EXTRACTED DATA ▸
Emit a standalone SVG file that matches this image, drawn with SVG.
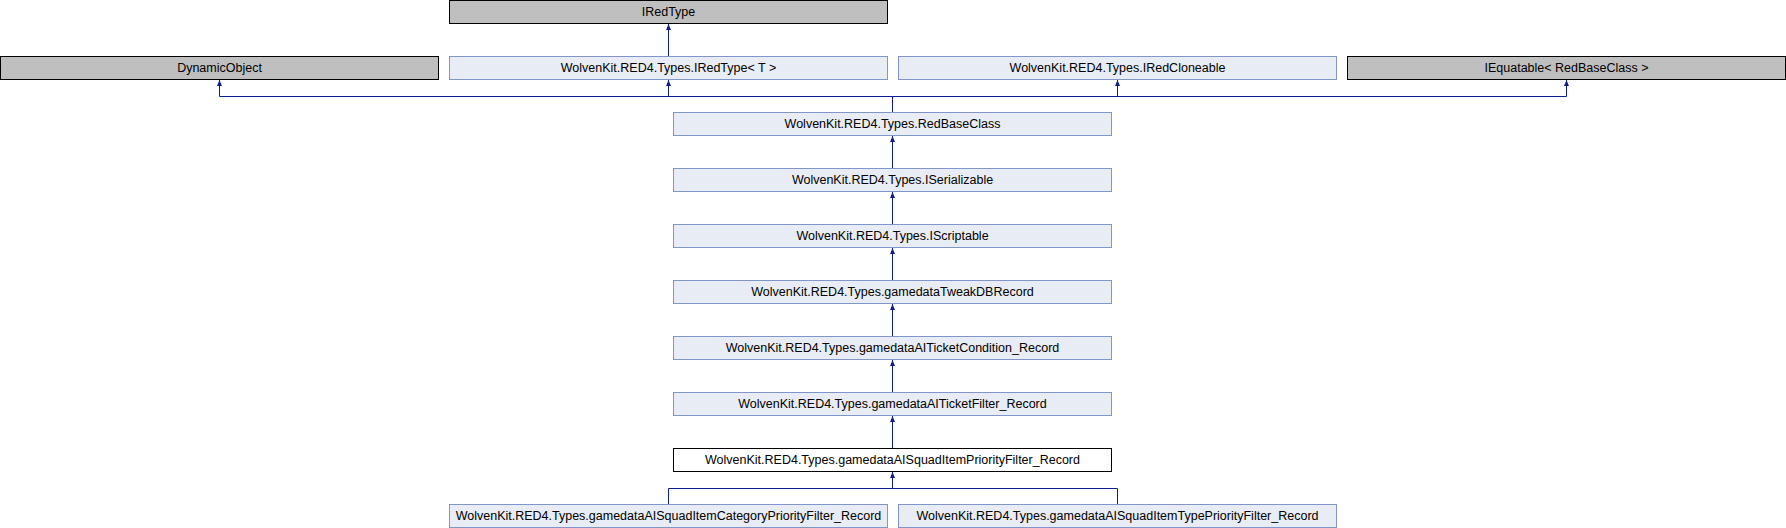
<svg xmlns="http://www.w3.org/2000/svg" width="1786" height="528" viewBox="0 0 1786 528">
<style>
.n rect{fill:#E8ECF4;stroke:#8096CA;stroke-width:1}
.g rect{fill:#BFBFBF;stroke:#000;stroke-width:1}
.c rect{fill:#FFFFFF;stroke:#000;stroke-width:1}
text{font-family:"Liberation Sans",Arial,sans-serif;font-size:12.5px;fill:#000;text-anchor:middle}
.e path{fill:none;stroke:#0A1C96;stroke-width:1}
.e path.a{marker-end:url(#arr)}
</style>
<defs>
<marker id="arr" markerUnits="userSpaceOnUse" markerWidth="8" markerHeight="8" refX="6" refY="3" orient="auto">
<path d="M0,0.5 L6,3 L0,5.5 Z" fill="#0A1C96" stroke="none"/>
</marker>
</defs>
<rect width="1786" height="528" fill="#fff"/>
<g class="e" id="edges">
<path class="a" d="M668.5,56.5 V24"/>
<path d="M892.5,112.5 V96.5 M219.5,96.5 H1566.5"/>
<path class="a" d="M219.5,96.5 V80"/>
<path class="a" d="M668.5,96.5 V80"/>
<path class="a" d="M1117.5,96.5 V80"/>
<path class="a" d="M1566.5,96.5 V80"/>
<path class="a" d="M892.5,168.5 V136"/>
<path class="a" d="M892.5,224.5 V192"/>
<path class="a" d="M892.5,280.5 V248"/>
<path class="a" d="M892.5,336.5 V304"/>
<path class="a" d="M892.5,392.5 V360"/>
<path class="a" d="M892.5,448.5 V416"/>
<path d="M668.5,504.5 V488.5 H1117.5 V504.5"/>
<path class="a" d="M892.5,488.5 V472"/>
</g>
<g id="IRedType" class="g"><rect x="449.5" y="0.5" width="438" height="23"/><text x="668.5" y="15.5">IRedType</text></g>
<g id="DynamicObject" class="g"><rect x="0.5" y="56.5" width="438" height="23"/><text x="219.5" y="71.5">DynamicObject</text></g>
<g id="IRedTypeT" class="n"><rect x="449.5" y="56.5" width="438" height="23"/><text x="668.5" y="71.5">WolvenKit.RED4.Types.IRedType&lt; T &gt;</text></g>
<g id="IRedCloneable" class="n"><rect x="898.5" y="56.5" width="438" height="23"/><text x="1117.5" y="71.5">WolvenKit.RED4.Types.IRedCloneable</text></g>
<g id="IEquatable" class="g"><rect x="1347.5" y="56.5" width="438" height="23"/><text x="1566.5" y="71.5">IEquatable&lt; RedBaseClass &gt;</text></g>
<g id="RedBaseClass" class="n"><rect x="673.5" y="112.5" width="438" height="23"/><text x="892.5" y="127.5">WolvenKit.RED4.Types.RedBaseClass</text></g>
<g id="ISerializable" class="n"><rect x="673.5" y="168.5" width="438" height="23"/><text x="892.5" y="183.5">WolvenKit.RED4.Types.ISerializable</text></g>
<g id="IScriptable" class="n"><rect x="673.5" y="224.5" width="438" height="23"/><text x="892.5" y="239.5">WolvenKit.RED4.Types.IScriptable</text></g>
<g id="TweakDBRecord" class="n"><rect x="673.5" y="280.5" width="438" height="23"/><text x="892.5" y="295.5">WolvenKit.RED4.Types.gamedataTweakDBRecord</text></g>
<g id="AITicketCondition" class="n"><rect x="673.5" y="336.5" width="438" height="23"/><text x="892.5" y="351.5">WolvenKit.RED4.Types.gamedataAITicketCondition_Record</text></g>
<g id="AITicketFilter" class="n"><rect x="673.5" y="392.5" width="438" height="23"/><text x="892.5" y="407.5">WolvenKit.RED4.Types.gamedataAITicketFilter_Record</text></g>
<g id="AISquadItemPriorityFilter" class="c"><rect x="673.5" y="448.5" width="438" height="23"/><text x="892.5" y="463.5">WolvenKit.RED4.Types.gamedataAISquadItemPriorityFilter_Record</text></g>
<g id="AISquadItemCategoryPriorityFilter" class="n"><rect x="449.5" y="504.5" width="438" height="23"/><text x="668.5" y="519.5">WolvenKit.RED4.Types.gamedataAISquadItemCategoryPriorityFilter_Record</text></g>
<g id="AISquadItemTypePriorityFilter" class="n"><rect x="898.5" y="504.5" width="438" height="23"/><text x="1117.5" y="519.5">WolvenKit.RED4.Types.gamedataAISquadItemTypePriorityFilter_Record</text></g>
</svg>
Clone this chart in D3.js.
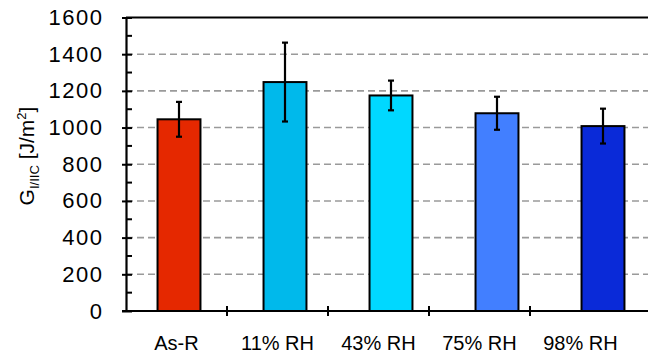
<!DOCTYPE html>
<html><head><meta charset="utf-8">
<script src="https://cdn.jsdelivr.net/npm/d3@7"></script>
<style>body{margin:0;background:#fff}svg{display:block}text{font-family:"Liberation Sans",Arial,sans-serif}</style>
</head><body><svg id="c" width="648" height="358"></svg>
<script>
const categories = ["As-R","11% RH","43% RH","75% RH","98% RH"];
const values = [1045, 1248, 1175, 1078, 1008];
const errors = [95, 215, 81, 90, 95];
const colors = ["#E52800","#00B9EB","#00D8FF","#427FFF","#0A2AD8"];
const yTicks = [0,200,400,600,800,1000,1200,1400,1600];

const svg = d3.select("#c");
const x0 = 126, yTop = 17.5, yBot = 311;
const y = d3.scaleLinear().domain([0,1600]).range([yBot,yTop]);
const xl = d3.scaleBand().domain(categories).range([x0, 631]);
const xb = d3.scaleBand().domain(categories).range([x0, 656]).paddingInner(0.595).paddingOuter(0.2975);

// grid
svg.append("g").selectAll("line").data(yTicks.filter(d=>d>0 && d<1600)).join("line")
  .attr("x1", x0).attr("x2", 648).attr("y1", d=>y(d)).attr("y2", d=>y(d))
  .attr("stroke","#9a9a9a").attr("stroke-width",1.6).attr("stroke-dasharray","7,4");
svg.append("line").attr("x1",x0).attr("x2",648).attr("y1",y(1600)).attr("y2",y(1600))
  .attr("stroke","#000").attr("stroke-width",2);

// bars
svg.append("g").selectAll("rect").data(categories).join("rect")
  .attr("x", d=>xb(d)).attr("width", xb.bandwidth())
  .attr("y", (d,i)=>y(values[i])).attr("height",(d,i)=>yBot-y(values[i]))
  .attr("fill",(d,i)=>colors[i]).attr("stroke","#000").attr("stroke-width",2);

// error bars
const eg = svg.append("g").attr("stroke","#000").attr("stroke-width",2.2);
categories.forEach((c,i)=>{
  const cx = xb(c)+xb.bandwidth()/2;
  eg.append("line").attr("x1",cx).attr("x2",cx).attr("y1",y(values[i]+errors[i])).attr("y2",y(values[i]-errors[i]));
  [values[i]+errors[i], values[i]-errors[i]].forEach(v=>{
    eg.append("line").attr("x1",cx-3).attr("x2",cx+3).attr("y1",y(v)).attr("y2",y(v));
  });
});

// y axis
const yAxis = d3.axisLeft(y).tickValues(yTicks).tickFormat(d3.format("d")).tickSizeInner(4).tickSizeOuter(0).tickPadding(20);
const ya = svg.append("g").attr("transform",`translate(${x0},0)`).call(yAxis);
ya.select(".domain").attr("stroke","#000").attr("stroke-width",2.2);
ya.selectAll(".tick line").attr("x2",-4).attr("x1",6).attr("stroke","#000").attr("stroke-width",2);
ya.selectAll(".tick text").attr("font-size",22).attr("letter-spacing",1.5).attr("dx",1.5).attr("fill","#000").attr("font-family","Liberation Sans, Arial, sans-serif");
// minor ticks
svg.append("g").selectAll("line").data(d3.range(100,1600,200)).join("line")
  .attr("x1",x0).attr("x2",x0+6).attr("y1",d=>y(d)).attr("y2",d=>y(d))
  .attr("stroke","#000").attr("stroke-width",2);

// x axis
svg.append("line").attr("x1",x0-4).attr("x2",648).attr("y1",yBot).attr("y2",yBot)
  .attr("stroke","#000").attr("stroke-width",2.2);
svg.append("g").selectAll("line").data(categories.slice(1)).join("line")
  .attr("x1",d=>xl(d)).attr("x2",d=>xl(d)).attr("y1",yBot-5).attr("y2",yBot+5)
  .attr("stroke","#000").attr("stroke-width",2);
svg.append("g").selectAll("text").data(categories).join("text")
  .attr("x",d=>xl(d)+xl.bandwidth()/2).attr("y",350).attr("text-anchor","middle")
  .attr("font-size",20).attr("fill","#000").text(d=>d);

// y title
const t = svg.append("text").attr("transform","translate(34,156) rotate(-90)")
  .attr("text-anchor","middle").attr("font-size",21).attr("fill","#000");
t.append("tspan").text("G");
t.append("tspan").attr("font-size",13).attr("dy",5).text("I/IIC");
t.append("tspan").attr("dy",-5).text(" [J/m");
t.append("tspan").attr("font-size",13).attr("dy",-8).text("2");
t.append("tspan").attr("dy",8).text("]");
</script></body></html>
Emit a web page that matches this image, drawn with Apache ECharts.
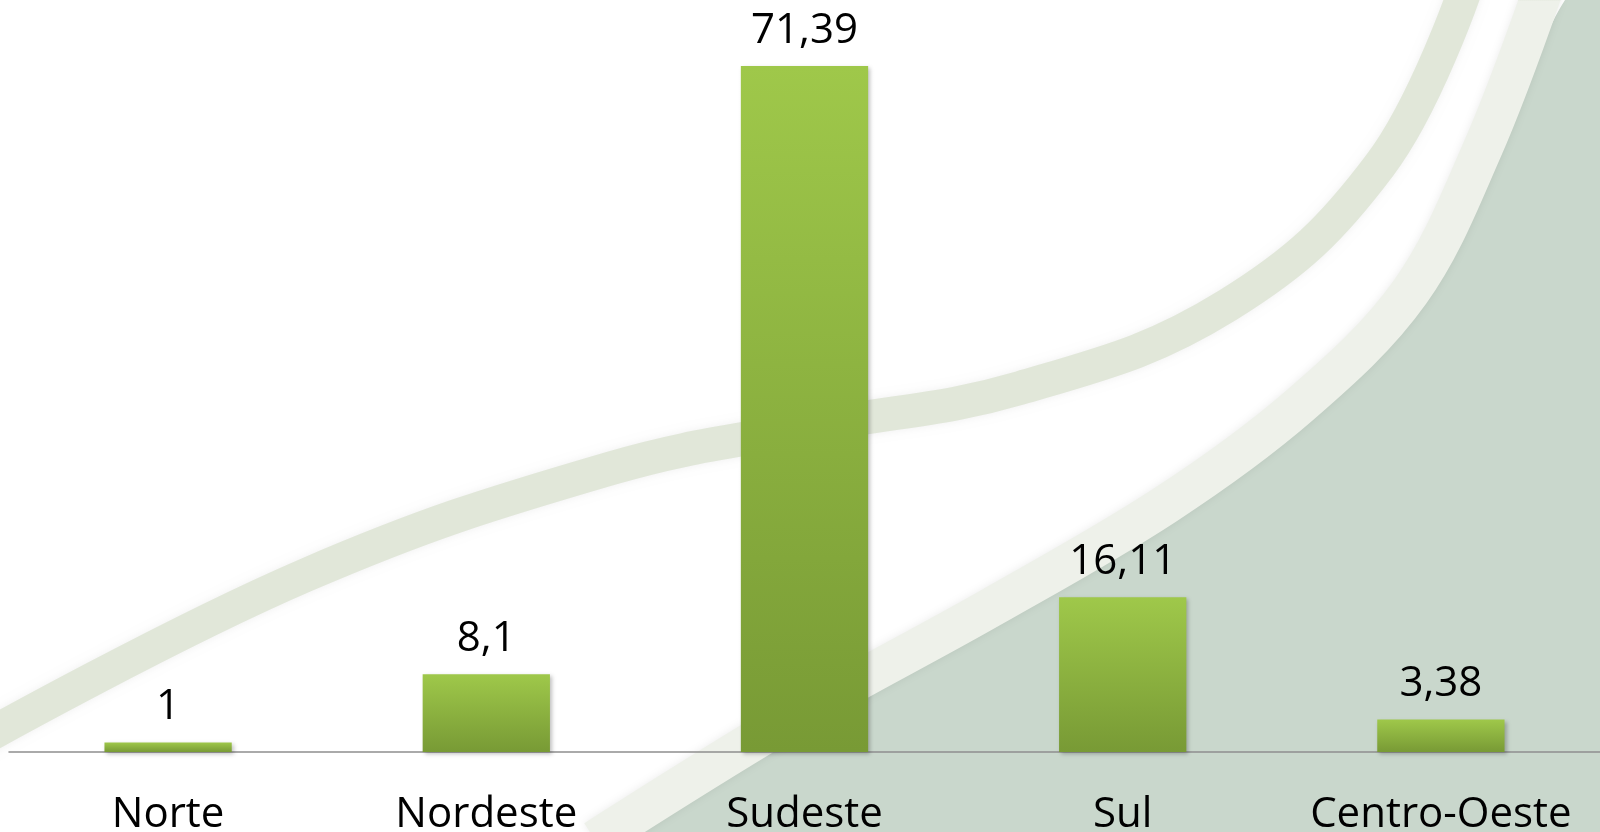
<!DOCTYPE html>
<html>
<head>
<meta charset="utf-8">
<script src="https://cdn.jsdelivr.net/npm/echarts@6/dist/echarts.min.js"></script>
<style>
  html, body { margin: 0; padding: 0; background: #fff; }
  #chart { width: 1600px; height: 832px; }
</style>
</head>
<body>
<div id="chart"></div>
<script>
// dados por região
const regioes = ['Norte', 'Nordeste', 'Sudeste', 'Sul', 'Centro-Oeste']
const valores = [1, 8.1, 71.39, 16.11, 3.38]

const chart = echarts.init(document.getElementById('chart'))

// fundo decorativo (faixas verdes curvas)
const fundo = [
  {
    type: 'polygon', z: -100, silent: true,
    shape: { smooth: 0.35, points: [[1565, 0], [1600, 0], [1600, 832], [625, 832], [810, 728], [1010, 618], [1180, 515], [1320, 412], [1430, 295], [1503, 150]] },
    style: { fill: '#c9d7cc' }
  },
  {
    type: 'polyline', z: -99, silent: true,
    shape: { smooth: 0.35, points: [[1543, -10], [1482, 150], [1410, 292], [1300, 405], [1165, 505], [990, 608], [795, 716], [595, 840]] },
    style: {
      stroke: new echarts.graphic.LinearGradient(0, 0, 0, 1, [
        { offset: 0, color: '#e5eadf' },
        { offset: 1, color: '#eef1ea' }
      ], true),
      lineWidth: 40, fill: null,
      shadowColor: 'rgba(0,0,0,0.08)', shadowBlur: 8
    }
  },
  {
    type: 'polyline', z: -98, silent: true,
    shape: { smooth: 0.4, points: [[1465, -10], [1380, 165], [1228, 305], [1020, 388], [816, 426], [612, 468], [306, 575], [-20, 740]] },
    style: { stroke: '#e1e7d9', lineWidth: 34, fill: null, shadowColor: 'rgba(0,0,0,0.06)', shadowBlur: 8 }
  }
]

const option = {
  backgroundColor: '#ffffff',
  graphic: { elements: fundo },
  grid: { left: 9, right: 0, top: 66, bottom: 80, outerBoundsMode: 'none', containLabel: false },
  xAxis: {
    type: 'category',
    data: regioes,
    axisLine: { lineStyle: { color: '#8f8f8f', width: 1.5 } },
    axisTick: { show: false },
    axisLabel: { interval: 0, color: '#000', fontSize: 42, fontFamily: 'Open Sans', margin: 42 }
  },
  yAxis: {
    type: 'value',
    min: 0,
    max: 'dataMax',
    show: false,
    splitLine: { show: false }
  },
  series: [
    {
      type: 'bar',
      data: valores,
      barCategoryGap: '60%',
      itemStyle: {
        color: new echarts.graphic.LinearGradient(0, 0, 0, 1, [
          { offset: 0, color: '#9fc84a' },
          { offset: 1, color: '#789a35' }
        ]),
        shadowColor: 'rgba(0,0,0,0.25)',
        shadowBlur: 4,
        shadowOffsetX: 2,
        shadowOffsetY: 2
      },
      label: {
        show: true,
        position: 'top',
        distance: 14,
        color: '#000',
        fontSize: 42,
        fontFamily: 'Open Sans',
        formatter: p => String(p.value).replace('.', ',')
      }
    }
  ]
}

chart.setOption(option)
</script>
</body>
</html>
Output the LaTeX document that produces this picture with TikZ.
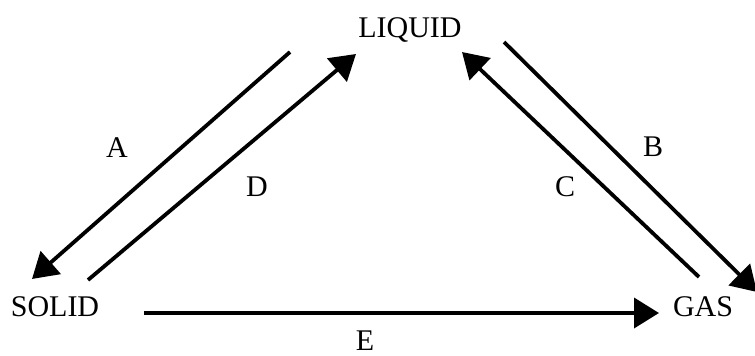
\documentclass[tikz,border=0pt]{standalone}
\usepackage{fontspec}
\setmainfont{Liberation Serif}
\usetikzlibrary{arrows.meta}
\begin{document}
\begin{tikzpicture}[x=1pt, y=-1pt,
  every node/.style={font=\fontsize{30}{35}\selectfont},
  change/.style={line width=3.8pt, -{Triangle[length=25pt, width=30pt]}},
  lbl/.style={inner sep=0pt}]
\useasboundingbox (0,0) rectangle (755,356);
% States
\node (liquid) at (410,30) {LIQUID};
\node (solid) at (55,307) {SOLID};
\node (gas) at (703,307) {GAS};

% Solid - Liquid
\coordinate (a1) at (290,52);
\coordinate (a2) at (32,279);
\coordinate (d1) at (88,280);
\coordinate (d2) at (356,54);
\draw[change] (a1) -- (a2);
\draw[change] (d1) -- (d2);
\node[lbl] (la) at (117,148) {A};
\node[lbl] (ld) at (257,187) {D};

% Liquid - Gas
\coordinate (b1) at (504,42);
\coordinate (b2) at (757,292);
\coordinate (c1) at (699,277);
\coordinate (c2) at (462,52);
\draw[change] (b1) -- (b2);
\draw[change] (c1) -- (c2);
\node[lbl] (lb) at (653,147) {B};
\node[lbl] (lc) at (565,187) {C};

% Solid - Gas
\coordinate (e1) at (144,313);
\coordinate (e2) at (659,313);
\draw[change] (e1) -- (e2);
\node[lbl] (le) at (365,341) {E};
\end{tikzpicture}
\end{document}
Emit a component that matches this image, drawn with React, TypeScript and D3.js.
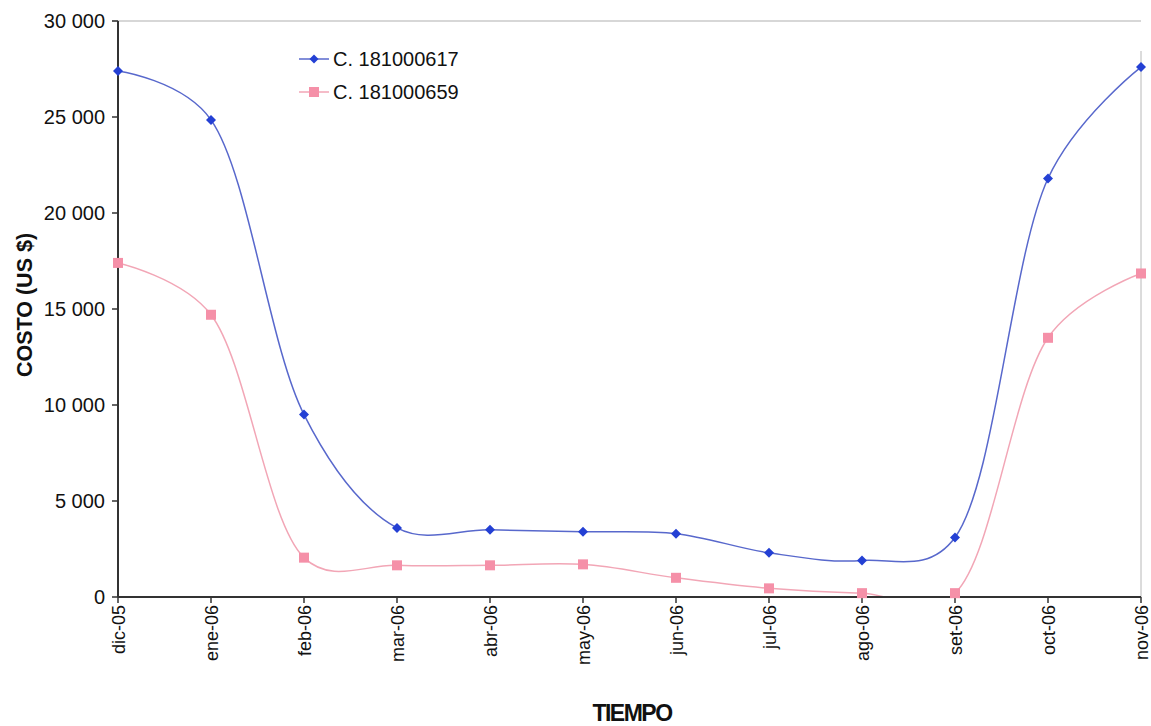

GIVEN PROBLEM ▸ In the records above, find the line containing "Output the LaTeX". Reproduce it and every line after it through the last line, omitting pictures.

ANSWER TO THIS EXERCISE ▸
Output the LaTeX document that produces this picture with TikZ.
\documentclass[tikz,border=0pt]{standalone}
\usepackage{fontspec}
\setmainfont{Liberation Serif}
\usetikzlibrary{arrows.meta}
\begin{document}
\begin{tikzpicture}[x=1pt, y=-1pt,
  every node/.style={font=\fontsize{30}{35}\selectfont},
  change/.style={line width=3.8pt, -{Triangle[length=25pt, width=30pt]}},
  lbl/.style={inner sep=0pt}]
\useasboundingbox (0,0) rectangle (755,356);
% States
\node (liquid) at (410,30) {LIQUID};
\node (solid) at (55,307) {SOLID};
\node (gas) at (703,307) {GAS};

% Solid - Liquid
\coordinate (a1) at (290,52);
\coordinate (a2) at (32,279);
\coordinate (d1) at (88,280);
\coordinate (d2) at (356,54);
\draw[change] (a1) -- (a2);
\draw[change] (d1) -- (d2);
\node[lbl] (la) at (117,148) {A};
\node[lbl] (ld) at (257,187) {D};

% Liquid - Gas
\coordinate (b1) at (504,42);
\coordinate (b2) at (757,292);
\coordinate (c1) at (699,277);
\coordinate (c2) at (462,52);
\draw[change] (b1) -- (b2);
\draw[change] (c1) -- (c2);
\node[lbl] (lb) at (653,147) {B};
\node[lbl] (lc) at (565,187) {C};

% Solid - Gas
\coordinate (e1) at (144,313);
\coordinate (e2) at (659,313);
\draw[change] (e1) -- (e2);
\node[lbl] (le) at (365,341) {E};
\end{tikzpicture}
\end{document}
Emit a component that matches this image, drawn with React, TypeScript and D3.js.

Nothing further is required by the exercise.